__INFORMATION SHOWN__.
[Begin]

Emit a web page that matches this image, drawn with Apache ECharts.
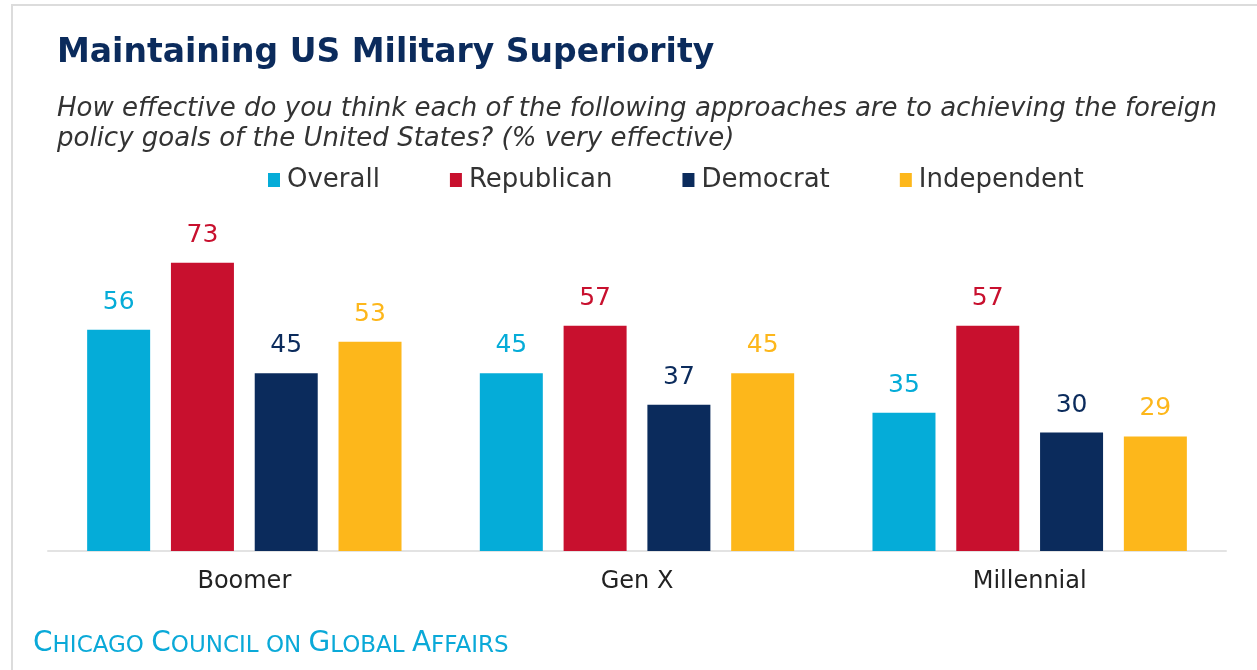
<!DOCTYPE html>
<html>
<head>
<meta charset="utf-8">
<style>
  html, body { margin: 0; padding: 0; background: #ffffff; }
  #chart { width: 1257px; height: 670px; }
</style>
<script src="https://cdn.jsdelivr.net/npm/echarts@6/dist/echarts.min.js"></script>
</head>
<body>
<div id="chart"></div>
<script>
// Generations on the x axis
const categories = ['Boomer', 'Gen X', 'Millennial'];

// % saying "very effective", by party group
const overall     = [56, 45, 35];
const republican  = [73, 57, 57];
const democrat    = [45, 37, 30];
const independent = [53, 45, 29];

const seriesNames = ['Overall', 'Republican', 'Democrat', 'Independent'];
const seriesColors = ['#05acd8', '#c8102e', '#0b2b5c', '#fdb71b'];
const seriesData = [overall, republican, democrat, independent];

const chart = echarts.init(document.getElementById('chart'));

const series = seriesData.map((values, i) => ({
  name: seriesNames[i],
  type: 'bar',
  data: values,
  barWidth: 63,
  barGap: '33%',
  itemStyle: { color: seriesColors[i] },
  label: {
    show: true,
    position: 'top',
    distance: 15,
    color: seriesColors[i],
    fontFamily: 'DejaVu Sans',
    fontSize: 25
  }
}));

chart.setOption({
  animation: false,
  backgroundColor: '#ffffff',
  title: [
    {
      text: 'Maintaining US Military Superiority',
      left: 52,
      top: 32,
      textStyle: {
        color: '#0b2b5c',
        fontFamily: 'DejaVu Sans',
        fontWeight: 'bold',
        fontSize: 33
      }
    },
    {
      text: 'How effective do you think each of the following approaches are to achieving the foreign\npolicy goals of the United States? (% very effective)',
      left: 52,
      top: 89,
      textStyle: {
        color: '#333333',
        fontFamily: 'DejaVu Sans',
        fontStyle: 'italic',
        fontWeight: 'normal',
        fontSize: 26,
        lineHeight: 30
      }
    }
  ],
  legend: {
    left: 263,
    top: 162,
    itemWidth: 12,
    itemHeight: 14,
    itemGap: 70,
    icon: 'rect',
    textStyle: {
      color: '#333333',
      fontFamily: 'DejaVu Sans',
      fontSize: 26,
      padding: [0, 0, 0, 2]
    },
    data: seriesNames
  },
  grid: {
    left: 48,
    right: 31,
    top: 235,
    bottom: 119,
    containLabel: false
  },
  xAxis: {
    type: 'category',
    data: categories,
    axisLine: { lineStyle: { color: '#e3e3e3', width: 2 } },
    axisTick: { show: false },
    axisLabel: {
      color: '#222222',
      fontFamily: 'DejaVu Sans',
      fontSize: 24,
      margin: 19
    }
  },
  yAxis: {
    type: 'value',
    min: 0,
    max: 80,
    show: false,
    splitLine: { show: false }
  },
  graphic: [
    // frame around the panel
    { type: 'rect', shape: { x: 11, y: 4, width: 1246, height: 2 }, style: { fill: '#dcdcdc' } },
    { type: 'rect', shape: { x: 11, y: 4, width: 2, height: 666 }, style: { fill: '#dcdcdc' } },
    // source credit in small caps
    {
      type: 'text',
      left: 33,
      top: 630,
      style: {
        text: '{b|C}{s|HICAGO }{b|C}{s|OUNCIL ON }{b|G}{s|LOBAL }{b|A}{s|FFAIRS}',
        rich: {
          b: { fontFamily: 'DejaVu Sans', fontSize: 28, fill: '#0aa9d8', verticalAlign: 'bottom' },
          s: { fontFamily: 'DejaVu Sans', fontSize: 23, fill: '#0aa9d8', verticalAlign: 'bottom' }
        }
      }
    }
  ],
  series: series
});
</script>
</body>
</html>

[End]

__TASK STATEMENT__.
Exclude the images and reproduce the remaining data exactly.

__CORRECT ANSWER__.
Emit a web page that matches this image, drawn with Apache ECharts.
<!DOCTYPE html>
<html>
<head>
<meta charset="utf-8">
<style>
  html, body { margin: 0; padding: 0; background: #ffffff; }
  #chart { width: 1257px; height: 670px; }
</style>
<script src="https://cdn.jsdelivr.net/npm/echarts@6/dist/echarts.min.js"></script>
</head>
<body>
<div id="chart"></div>
<script>
// Generations on the x axis
const categories = ['Boomer', 'Gen X', 'Millennial'];

// % saying "very effective", by party group
const overall     = [56, 45, 35];
const republican  = [73, 57, 57];
const democrat    = [45, 37, 30];
const independent = [53, 45, 29];

const seriesNames = ['Overall', 'Republican', 'Democrat', 'Independent'];
const seriesColors = ['#05acd8', '#c8102e', '#0b2b5c', '#fdb71b'];
const seriesData = [overall, republican, democrat, independent];

const chart = echarts.init(document.getElementById('chart'));

const series = seriesData.map((values, i) => ({
  name: seriesNames[i],
  type: 'bar',
  data: values,
  barWidth: 63,
  barGap: '33%',
  itemStyle: { color: seriesColors[i] },
  label: {
    show: true,
    position: 'top',
    distance: 15,
    color: seriesColors[i],
    fontFamily: 'DejaVu Sans',
    fontSize: 25
  }
}));

chart.setOption({
  animation: false,
  backgroundColor: '#ffffff',
  title: [
    {
      text: 'Maintaining US Military Superiority',
      left: 52,
      top: 32,
      textStyle: {
        color: '#0b2b5c',
        fontFamily: 'DejaVu Sans',
        fontWeight: 'bold',
        fontSize: 33
      }
    },
    {
      text: 'How effective do you think each of the following approaches are to achieving the foreign\npolicy goals of the United States? (% very effective)',
      left: 52,
      top: 89,
      textStyle: {
        color: '#333333',
        fontFamily: 'DejaVu Sans',
        fontStyle: 'italic',
        fontWeight: 'normal',
        fontSize: 26,
        lineHeight: 30
      }
    }
  ],
  legend: {
    left: 263,
    top: 162,
    itemWidth: 12,
    itemHeight: 14,
    itemGap: 70,
    icon: 'rect',
    textStyle: {
      color: '#333333',
      fontFamily: 'DejaVu Sans',
      fontSize: 26,
      padding: [0, 0, 0, 2]
    },
    data: seriesNames
  },
  grid: {
    left: 48,
    right: 31,
    top: 235,
    bottom: 119,
    containLabel: false
  },
  xAxis: {
    type: 'category',
    data: categories,
    axisLine: { lineStyle: { color: '#e3e3e3', width: 2 } },
    axisTick: { show: false },
    axisLabel: {
      color: '#222222',
      fontFamily: 'DejaVu Sans',
      fontSize: 24,
      margin: 19
    }
  },
  yAxis: {
    type: 'value',
    min: 0,
    max: 80,
    show: false,
    splitLine: { show: false }
  },
  graphic: [
    // frame around the panel
    { type: 'rect', shape: { x: 11, y: 4, width: 1246, height: 2 }, style: { fill: '#dcdcdc' } },
    { type: 'rect', shape: { x: 11, y: 4, width: 2, height: 666 }, style: { fill: '#dcdcdc' } },
    // source credit in small caps
    {
      type: 'text',
      left: 33,
      top: 630,
      style: {
        text: '{b|C}{s|HICAGO }{b|C}{s|OUNCIL ON }{b|G}{s|LOBAL }{b|A}{s|FFAIRS}',
        rich: {
          b: { fontFamily: 'DejaVu Sans', fontSize: 28, fill: '#0aa9d8', verticalAlign: 'bottom' },
          s: { fontFamily: 'DejaVu Sans', fontSize: 23, fill: '#0aa9d8', verticalAlign: 'bottom' }
        }
      }
    }
  ],
  series: series
});
</script>
</body>
</html>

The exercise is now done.